Сегодня прямо перед отелем стоял микроавтобус, густо расписанный клеверными четырёхлистниками, арфами и другими ирландскими символами, и выцветшая надпись на боку возвещала: Братья Финиана. Автобус одной из бесчисленных музыкальных групп, разъезжающих по стране и играющих в пабах традиционную ирландскую музыку. Водитель автобуса, рослый худой мужчина с длинными тёмными и такими же неукротимыми, как у Бриджит, волосами стоял с ней рядом у открытой двери отеля и вёл переговоры, держа в руках большой лист бумаги, который мог быть только концертной афишей. Видимо, речь шла о том, можно ли ему прикрепить этот плакат на стене отеля. Точнее, я не уловил; я миновал их обоих на изрядном отдалении, упиваясь исходящей от Бриджит энергией и живостью и слыша, что говорят они между собой на гэльском наречии, том абсолютно недоступном мне ирландском древнем языке, который всё ещё употребляется в здешних краях; разумеется, со скорбной тенденцией к вымиранию. Дингл расположен на Гэльщине, в области гэльского наречия. На въезде в городок есть табличка с его названием, Daingean Ui Chúis, и не мешало бы это название узнавать хотя бы с виду, потому что на дорожных указателях в этих краях пишутся в первую очередь гэльские названия посёлков и лишь во вторую – и то, если повезёт – английские.

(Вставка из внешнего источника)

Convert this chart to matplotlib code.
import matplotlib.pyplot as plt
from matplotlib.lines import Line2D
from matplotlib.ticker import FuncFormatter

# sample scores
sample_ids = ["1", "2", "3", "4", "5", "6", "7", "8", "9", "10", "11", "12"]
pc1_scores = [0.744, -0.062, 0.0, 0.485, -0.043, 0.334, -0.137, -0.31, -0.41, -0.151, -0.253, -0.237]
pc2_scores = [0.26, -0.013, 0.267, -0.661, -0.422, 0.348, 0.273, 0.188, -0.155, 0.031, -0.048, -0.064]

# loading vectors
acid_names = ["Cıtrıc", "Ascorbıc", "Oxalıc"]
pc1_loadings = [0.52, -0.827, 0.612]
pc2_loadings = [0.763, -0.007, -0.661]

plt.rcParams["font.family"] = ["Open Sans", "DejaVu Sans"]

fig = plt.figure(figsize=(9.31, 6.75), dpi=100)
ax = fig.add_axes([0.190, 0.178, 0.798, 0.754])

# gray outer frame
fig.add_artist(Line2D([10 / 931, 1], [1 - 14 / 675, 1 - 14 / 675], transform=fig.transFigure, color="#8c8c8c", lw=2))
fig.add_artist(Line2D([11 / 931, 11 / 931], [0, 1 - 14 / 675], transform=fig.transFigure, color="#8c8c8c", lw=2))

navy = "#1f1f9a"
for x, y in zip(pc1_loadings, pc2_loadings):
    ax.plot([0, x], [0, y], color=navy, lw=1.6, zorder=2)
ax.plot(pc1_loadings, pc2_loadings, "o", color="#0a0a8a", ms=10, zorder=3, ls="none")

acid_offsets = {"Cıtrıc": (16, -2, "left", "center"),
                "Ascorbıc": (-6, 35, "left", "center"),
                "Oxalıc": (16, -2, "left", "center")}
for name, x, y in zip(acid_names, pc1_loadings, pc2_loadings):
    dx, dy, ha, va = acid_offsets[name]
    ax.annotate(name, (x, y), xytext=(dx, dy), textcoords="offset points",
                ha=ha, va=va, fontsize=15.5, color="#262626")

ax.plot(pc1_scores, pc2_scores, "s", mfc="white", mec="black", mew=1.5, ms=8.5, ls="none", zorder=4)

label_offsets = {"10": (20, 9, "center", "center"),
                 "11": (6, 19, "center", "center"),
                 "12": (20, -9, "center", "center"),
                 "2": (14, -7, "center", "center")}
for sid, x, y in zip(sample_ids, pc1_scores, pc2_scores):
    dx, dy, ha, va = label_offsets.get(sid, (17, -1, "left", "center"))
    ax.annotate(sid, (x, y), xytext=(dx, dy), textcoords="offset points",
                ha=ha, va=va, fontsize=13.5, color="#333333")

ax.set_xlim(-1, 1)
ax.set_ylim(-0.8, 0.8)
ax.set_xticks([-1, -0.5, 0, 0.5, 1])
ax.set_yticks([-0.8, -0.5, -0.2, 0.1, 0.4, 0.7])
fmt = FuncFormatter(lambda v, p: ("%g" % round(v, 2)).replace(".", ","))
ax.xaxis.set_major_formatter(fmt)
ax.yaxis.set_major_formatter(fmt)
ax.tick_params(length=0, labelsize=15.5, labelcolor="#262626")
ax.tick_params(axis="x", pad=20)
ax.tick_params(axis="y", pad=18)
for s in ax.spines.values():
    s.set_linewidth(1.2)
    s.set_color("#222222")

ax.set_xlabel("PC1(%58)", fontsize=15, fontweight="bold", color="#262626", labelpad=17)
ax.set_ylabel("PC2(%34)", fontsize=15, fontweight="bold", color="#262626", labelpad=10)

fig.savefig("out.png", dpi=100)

Когда я пришёл к доктору О'Ши, было около одиннадцати часов, и я чувствовал себя почти здоровым. Тем не менее, я постучался в белую дверь с матовыми стёклами, подождал, когда за ними появится размытая фигура в белом халате и откроет мне, потом пожал доктору О'Ши руку и прошёл, следуя его приглашающему жесту, в приёмную.

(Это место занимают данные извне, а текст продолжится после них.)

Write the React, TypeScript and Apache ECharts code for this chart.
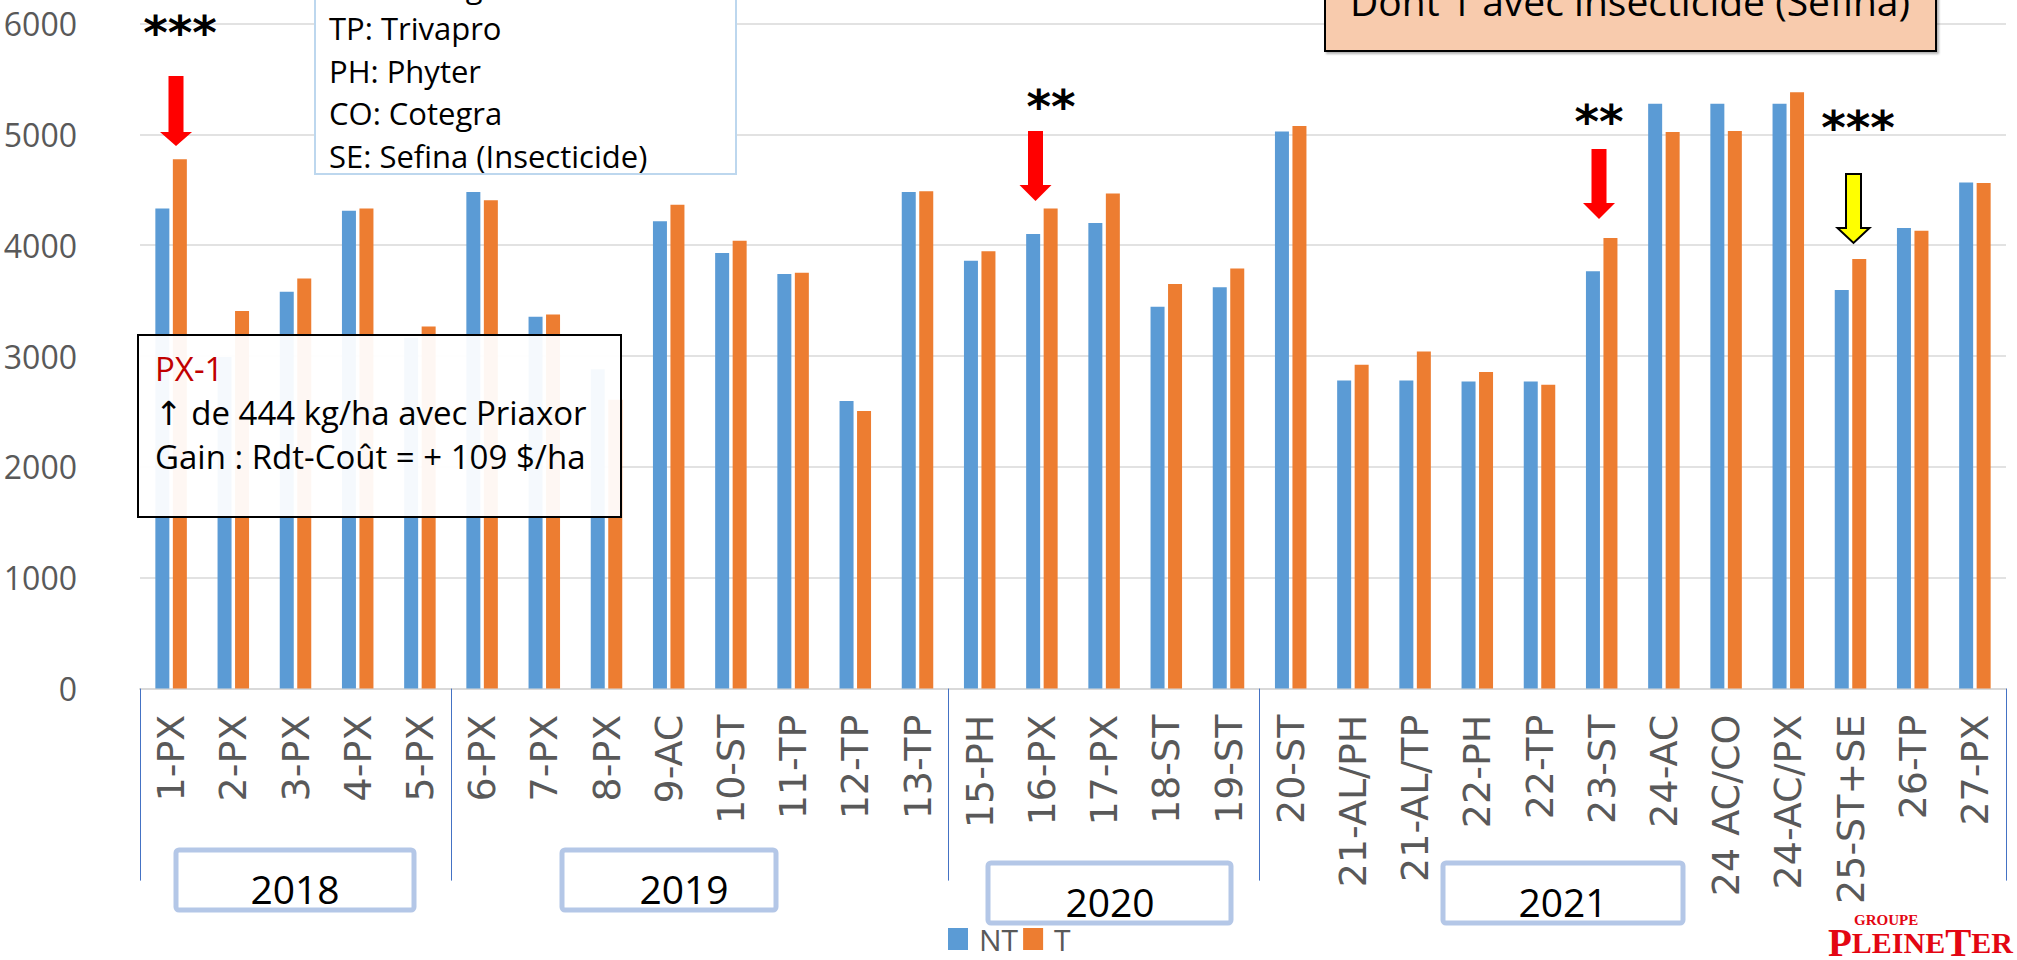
import React, { useEffect, useRef } from "react";
import * as echarts from "echarts";

const categories = [
  "1-PX", "2-PX", "3-PX", "4-PX", "5-PX", "6-PX", "7-PX", "8-PX", "9-AC", "10-ST",
  "11-TP", "12-TP", "13-TP", "15-PH", "16-PX", "17-PX", "18-ST", "19-ST", "20-ST",
  "21-AL/PH", "21-AL/TP", "22-PH", "22-TP", "23-ST", "24-AC", "24 AC/CO", "24-AC/PX",
  "25-ST+SE", "26-TP", "27-PX",
];
const ntValues = [
  4330, 2990, 3580, 4310, 3165, 4480, 3355, 2880, 4215, 3930,
  3740, 2595, 4480, 3860, 4100, 4200, 3445, 3620, 5025,
  2780, 2780, 2770, 2770, 3765, 5275, 5275, 5275,
  3595, 4155, 4565,
];
const tValues = [
  4775, 3405, 3700, 4330, 3265, 4405, 3375, 2605, 4365, 4040,
  3750, 2505, 4485, 3945, 4330, 4465, 3650, 3790, 5075,
  2920, 3040, 2855, 2740, 4065, 5020, 5030, 5380,
  3875, 4130, 4560,
];
const seriesNames = ["NT", "T"];
const yMin = 0;
const yMax = 6000;
const yStep = 1000;
const groupStartIndex = [0, 5, 13, 18];
const yearLabels = ["2018", "2019", "2020", "2021"];
const abbreviations = ["ST: Stratego", "TP: Trivapro", "PH: Phyter", "CO: Cotegra", "SE: Sefina (Insecticide)"];
const noteTitle = "PX-1";
const noteLines = ["\u2191 de 444 kg/ha avec Priaxor", "Gain : Rdt-Co\u00fbt = + 109 $/ha"];
const topBoxText = "Dont 1 avec insecticide (Sefina)";

const FONT = "'Open Sans', 'DejaVu Sans', sans-serif";

function arrow(cx: number, top: number, headY: number, tip: number, fill: string, stroke?: string) {
  const sw = 15;
  const hw = 32;
  return {
    type: "polygon",
    z: 100,
    shape: {
      points: [
        [cx - sw / 2, top], [cx + sw / 2, top], [cx + sw / 2, headY], [cx + hw / 2, headY],
        [cx, tip], [cx - hw / 2, headY], [cx - sw / 2, headY],
      ],
    },
    style: { fill, stroke: stroke || "none", lineWidth: stroke ? 2 : 0 },
  };
}

function stars(text: string, x: number, y: number) {
  return {
    type: "text", z: 100, x, y,
    style: { text, fill: "#000", font: "bold 47px 'DejaVu Sans'", align: "center", verticalAlign: "middle" },
  };
}

const yearBoxes = [
  { x: 176, y: 850, w: 238, tx: 295 },
  { x: 562, y: 850, w: 214, tx: 684 },
  { x: 988, y: 863, w: 243, tx: 1110 },
  { x: 1443, y: 863, w: 240, tx: 1563 },
];

export default function App() {
  const ref = useRef<HTMLDivElement>(null);
  useEffect(() => {
    if (!ref.current) return;
    const chart = echarts.init(ref.current, undefined, { renderer: "svg" });

    const graphic: any[] = [];
    // abbreviation box (top left)
    graphic.push({ type: "rect", z: 100, shape: { x: 315, y: -40, width: 421, height: 214 }, style: { fill: "#fff", stroke: "#BDD7EE", lineWidth: 2 } });
    abbreviations.forEach((t, i) => {
      graphic.push({ type: "text", z: 101, x: 329, y: -14.5 + i * 42.5, style: { text: t, fill: "#000", font: `31px ${FONT}`, align: "left", verticalAlign: "middle" } });
    });
    // top-right box
    graphic.push({ type: "rect", z: 100, shape: { x: 1325, y: -20, width: 611, height: 71 }, style: { fill: "#F8CBAD", stroke: "#000", lineWidth: 2, shadowColor: "rgba(0,0,0,0.3)", shadowOffsetX: 2, shadowOffsetY: 2, shadowBlur: 2 } });
    graphic.push({ type: "text", z: 101, x: 1630, y: 0, style: { text: topBoxText, fill: "#000", font: `39px ${FONT}`, align: "center", verticalAlign: "middle" } });
    // PX-1 note
    graphic.push({ type: "rect", z: 100, shape: { x: 138, y: 335, width: 483, height: 182 }, style: { fill: "rgba(255,255,255,0.94)", stroke: "#000", lineWidth: 2 } });
    graphic.push({ type: "text", z: 101, x: 155, y: 368, style: { text: noteTitle, fill: "#C00000", font: `33px ${FONT}`, align: "left", verticalAlign: "middle" } });
    noteLines.forEach((t, i) => {
      graphic.push({ type: "text", z: 101, x: 155, y: 412 + i * 44, style: { text: t, fill: "#000", font: `33px ${FONT}`, align: "left", verticalAlign: "middle" } });
    });
    // arrows & stars
    graphic.push(stars("***", 180, 32));
    graphic.push(arrow(176, 76, 132, 146, "#FF0000"));
    graphic.push(stars("**", 1051, 106));
    graphic.push(arrow(1035.5, 131, 185, 201, "#FF0000"));
    graphic.push(stars("**", 1599, 121));
    graphic.push(arrow(1599, 149, 203, 219, "#FF0000"));
    graphic.push(stars("***", 1858, 127));
    graphic.push(arrow(1853.5, 174, 228, 243, "#FFFF00", "#000"));
    // year boxes
    yearLabels.forEach((t, i) => {
      const b = yearBoxes[i];
      graphic.push({ type: "rect", z: 100, shape: { x: b.x, y: b.y, width: b.w, height: 60, r: 3 }, style: { fill: "#fff", stroke: "#B4C7E7", lineWidth: 5 } });
      graphic.push({ type: "text", z: 101, x: b.tx, y: b.y + 38, style: { text: t, fill: "#000", font: `39px ${FONT}`, align: "center", verticalAlign: "middle" } });
    });
    // logo (single text element: small "GROUPE" line above "PLEINETER")
    graphic.push({
      type: "text", z: 101, x: 1828, y: 958,
      style: {
        text: "{g|GROUPE}\n{b|P}{s|LEINE}{b|T}{s|ER}",
        align: "left", verticalAlign: "bottom",
        rich: {
          g: { fontSize: 15, lineHeight: 13, fontWeight: "bold", fontFamily: "Liberation Serif", fill: "#E30613", padding: [0, 0, 0, 26] },
          b: { fontSize: 39, lineHeight: 32, fontWeight: "bold", fontFamily: "Liberation Serif", fill: "#E30613" },
          s: { fontSize: 30, lineHeight: 32, fontWeight: "bold", fontFamily: "Liberation Serif", fill: "#E30613" },
        },
      },
    });

    chart.setOption({
      animation: false,
      backgroundColor: "#fff",
      grid: { left: 140, right: 11, top: 23.4, bottom: 271.4, containLabel: false },
      legend: {
        data: seriesNames,
        left: 948, top: 924, padding: 0,
        icon: "rect", itemWidth: 20, itemHeight: 22, itemGap: 5,
        textStyle: { fontSize: 30, lineHeight: 30, color: "#595959", fontFamily: FONT, padding: [0, 0, 0, 6] },
      },
      xAxis: {
        type: "category",
        data: categories,
        axisLine: { show: true, lineStyle: { color: "#D9D9D9", width: 2 } },
        axisTick: {
          show: true, alignWithLabel: false, length: 192,
          interval: (i: number) => groupStartIndex.includes(i),
          lineStyle: { color: "#4472C4", width: 1 },
        },
        axisLabel: { interval: 0, rotate: 90, fontSize: 38, fontFamily: "'DejaVu Sans'", color: "#595959", margin: 26 },
      },
      yAxis: {
        type: "value",
        min: yMin, max: yMax, interval: yStep,
        axisLine: { show: false }, axisTick: { show: false },
        axisLabel: { fontSize: 32, fontFamily: FONT, color: "#595959", margin: 63, formatter: (v: number) => String(v) },
        splitLine: { lineStyle: { color: "#D9D9D9", width: 1.5 } },
      },
      series: [
        { name: seriesNames[0], type: "bar", data: ntValues, barWidth: 14, barGap: "25%", itemStyle: { color: "#5B9BD5" } },
        { name: seriesNames[1], type: "bar", data: tValues, barWidth: 14, barGap: "25%", itemStyle: { color: "#ED7D31" } },
      ],
      graphic,
    });
    return () => chart.dispose();
  }, []);
  return <div ref={ref} style={{ position: "fixed", left: 0, top: 0, width: 2017, height: 960 }} />;
}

Маленький домик служил ему и жильём, и кабинетом. Весь первый этаж был выкрашен в белый цвет и оклеен белыми обоями, узкая лестница вела наверх к двери с надписью «Приватно». Прихожая и служебные помещения – светлые, чистенькие и очень тесные. Пахло дезинфекцией, на стенах висели плакаты с медицинскими советами и календарь с тропическим морским пейзажем. В приёмные часы в тесную прихожую выставляли ещё и стулья для ожидающих пациентов, но сейчас их уже убрали.

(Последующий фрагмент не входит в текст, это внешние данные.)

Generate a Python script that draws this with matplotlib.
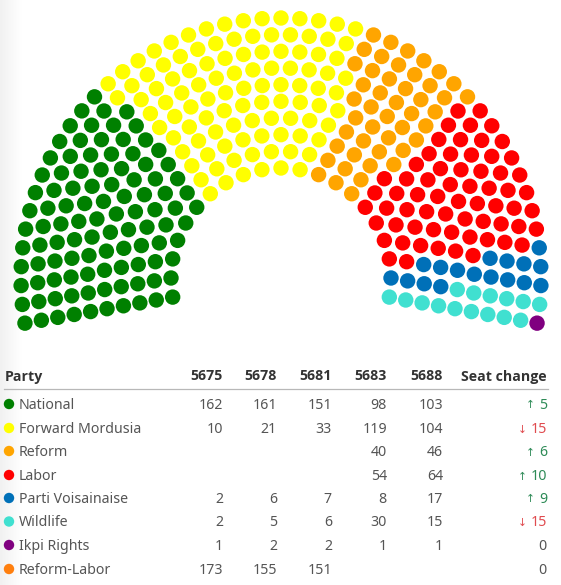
import numpy as np
import matplotlib
matplotlib.use("Agg")
import matplotlib.pyplot as plt
from matplotlib.patches import Circle

# ---------------- data ----------------
parties = ["National", "Forward Mordusia", "Reform", "Labor",
           "Parti Voisainaise", "Wildlife", "Ikpi Rights", "Reform-Labor"]
colors = ["#008000", "#FFFF00", "#FFA500", "#FF0000",
          "#0070B8", "#40E0D0", "#800080", "#FF7F0E"]
years = ["5675", "5678", "5681", "5683", "5688"]
s5675 = [162, 10, None, None, 2, 2, 1, 173]
s5678 = [161, 21, None, None, 6, 5, 2, 155]
s5681 = [151, 33, None, None, 7, 6, 2, 151]
s5683 = [98, 119, 40, 54, 8, 30, 1, None]
s5688 = [103, 104, 46, 64, 17, 15, 1, None]
seat_change = [5, -15, 6, 10, 9, -15, 0, 0]

# ---------------- figure ----------------
W, H = 561, 585
fig = plt.figure(figsize=(W / 100, H / 100), dpi=100)
ax = fig.add_axes([0, 0, 1, 1])
ax.set_xlim(0, W)
ax.set_ylim(H, 0)
ax.set_aspect("equal")
ax.axis("off")

# faint shadow on the left edge
grad = np.linspace(0.945, 1.0, 64)[None, :]
ax.imshow(np.dstack([grad, grad, grad]), extent=(0, 22, H, 0), aspect="auto", zorder=0)

FONT = ["Noto Sans", "DejaVu Sans"]
BOLD_FONT = ["Open Sans", "Noto Sans", "DejaVu Sans"]

# ---------------- hemicycle ----------------
cx, cy = 281, 278
r_in, r_out, n_rows = 110, 260, 10
a_start, a_end = 190.0, -10.0
dot_r = 7.7
span = np.deg2rad(a_start - a_end)

seat_counts = [v for v in s5688 if v is not None]
seat_colors = [c for v, c in zip(s5688, colors) if v is not None]
total = sum(seat_counts)

radii = np.linspace(r_in, r_out, n_rows)
spacing = radii.sum() * span / (total - n_rows)
raw = radii * span / spacing + 1
counts = np.floor(raw).astype(int)
rem = total - counts.sum()
order = np.argsort(-(raw - counts))
for k in order[:rem]:
    counts[k] += 1

slots = []
for r, n in zip(radii, counts):
    for a in np.linspace(a_start, a_end, n):
        slots.append((a, r))
slots.sort(key=lambda t: (-t[0], t[1]))

slot_colors = []
for n, c in zip(seat_counts, seat_colors):
    slot_colors += [c] * n

for (a, r), c in zip(slots, slot_colors):
    x = cx + r * np.cos(np.deg2rad(a))
    y = cy - r * np.sin(np.deg2rad(a))
    ax.add_patch(Circle((x, y), dot_r, facecolor=c, edgecolor="none", zorder=2))

# ---------------- table ----------------
fs = 10.2
head_col = "#333333"
body_col = "#555555"
col_right = [223, 277, 332, 387, 443]
change_right = 547
header_y = 376.5
row_y = [404, 428, 451, 475, 498, 521.5, 545, 569]
text_dy = 1.5

ax.text(5, header_y, "Party", ha="left", va="center", fontsize=fs,
        fontweight="bold", color=head_col, family=BOLD_FONT)
for xr, yr in zip(col_right, years):
    ax.text(xr, header_y, yr, ha="right", va="center", fontsize=fs,
            fontweight="bold", color=head_col, family=BOLD_FONT)
ax.text(change_right, header_y, "Seat change", ha="right", va="center",
        fontsize=fs, fontweight="bold", color=head_col, family=BOLD_FONT)
ax.plot([4, 548], [388.5, 388.5], color="#b8b8b8", lw=0.9)

fig.canvas.draw()
renderer = fig.canvas.get_renderer()

cols = [s5675, s5678, s5681, s5683, s5688]
for i, (p, c) in enumerate(zip(parties, colors)):
    y = row_y[i]
    ty = y + text_dy
    ax.add_patch(Circle((9, y), 5.2, facecolor=c, edgecolor="none"))
    ax.text(19, ty, p, ha="left", va="center", fontsize=fs, color=body_col, family=FONT)
    for xr, col in zip(col_right, cols):
        v = col[i]
        if v is not None:
            ax.text(xr, ty, str(v), ha="right", va="center", fontsize=fs,
                    color=body_col, family=FONT)
    ch = seat_change[i]
    if ch > 0:
        ccol, arrow = "#2e8b57", "↑"
    elif ch < 0:
        ccol, arrow = "#e04b4f", "↓"
    else:
        ccol, arrow = body_col, ""
    t = ax.text(change_right, ty, str(abs(ch)), ha="right", va="center",
                fontsize=fs, color=ccol, family=FONT)
    if arrow:
        bb = t.get_window_extent(renderer=renderer)
        xl = bb.x0
        ax.text(xl - 4, ty, arrow, ha="right", va="center", fontsize=fs * 0.75,
                color=ccol, family="DejaVu Sans")

fig.savefig("out.png", dpi=100, facecolor="white")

Доктору О'Ши чуть за сорок, и он холостяк. Ему приписывают, наверняка не безосновательно, множество любовных историй, временами с замужними женщинами, что уже нарушало ирландские представления о морали. Поэтому не удивительно, что он умеет держать язык за зубами так хорошо, будто прошёл интенсивный курс обучения в ЦРУ. Его медсестры ещё ни разу не видели меня в глаза. Нигде не значится ни моё имя, ни адрес. Моя медицинская карта оформлена на имя Джон Стиль, и доктор О'Ши держит её в закрывающемся на ключ ящике своего письменного стола. Он дал мне номер своего личного телефона, который мало кому известен, а я, не задумываясь, дал ему номер моего мобильного телефона – единственному человеку на всём белом свете.
– Выглядите вы лучше, чем я ожидал после вашего звонка, – сказал он, закрыв за собой дверь кабинета. – Но ведь у вас это почти всегда обманчиво.
Я рассказал ему, что случилось. Пока я рассказывал, выражение его лица несколько раз менялось между удивлением, тревогой и зачарованностью.
– Давайте посмотрим, – сказал он, когда я замолк, и указал мне на кушетку.
Я стянул рубашку и осторожно лёг на спину. На его лбу пролегла глубокая складка задумчивости, когда он разглядывал рану у меня на животе.
– Больно?
– Не очень, – сказал я.
Он ощупал мягкие ткани вокруг засохшей раны:
– А так?
– Немного тянет, больше ничего, – сказал я.
– Может, это потому, что вы не отключили обезболивание? – спросил он.